There are slight variations in how high or low to hit, the vector... but those are pretty much just things to argue with over a beer. The real difference, the reason that there are so many variations is that it is pretty hard to get your own arms out of the way.
We never explain it that way. Each of the grips has advantages and disadvantages, a place and a time. Morote seoi nage works very well for shorter, stronger judoka; ippon seoi nage is nice when you have the room to fling an arm and is much easier than morote if you are slightly taller than your opponent. That's what we tell our selves.
What is really going on is that a hip throw requires a really tight connection between the two bodies. Especially in a full-entry hip throw, your arms aren't really designed to hug something behind you. The elbows push things away, the shoulders don't go there. The key to the variations is that they are just different ways of overcoming the fact that we are physically in our own way to accomplish that goal in that position.
Making a 'proper fist' is a really big deal for beginning karate students. It is taught in great detail, great precision and the student practices again and again until his or her fists ideally become little bone clubs on the end of an arm.
It's cool, but it's completely unnecessary. I know. Shock, horror. The first time someone explained this (it was Mac, by the way) I reacted as if someone had pissed on one of my religious icons. There was no way I had worked that hard to do a simple thing right that was completely unnecessary...
But it was. The idea with a punch is to focus the power through the ends of the metacarpals. Curling your fingers tightly beginning with the distal joint and working in then locking them down with your thumb accomplishes that. So does simply letting your fingers relax and hang down. You can hit with the exact dynamics of a karate seiken with completely loose hands. Both are just techniques for getting the fragile fingers out of the way.
In individuals this happens mentally as well as physically. People drop into sport mode when survival is the order of the day.

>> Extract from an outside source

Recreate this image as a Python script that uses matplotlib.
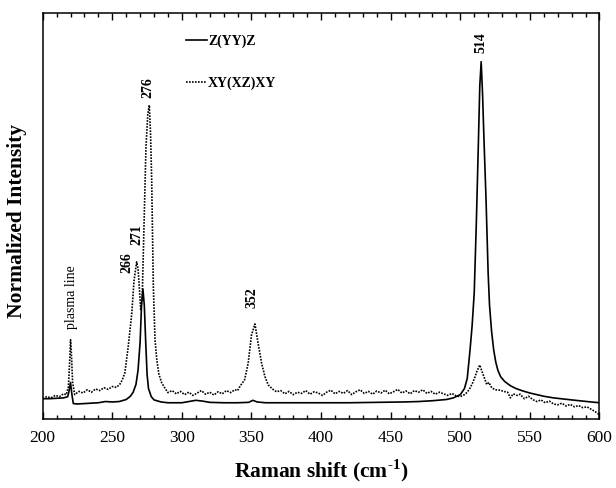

They, sometimes, grip the weapon arm when they don't have the leverage to hold it even when the grip keeps them from getting the solid blow to the brainstem that they need to finish things.
And mentally- whether we call it the inner critic as writers do or a fear of success; whether it is self-satisfaction or laziness or complaisance-- we spend a lot of time getting in our own way. If you are like most people, the biggest obstacle in your road to success is you. What are you going to do about it? How do you plan to get out of your own way?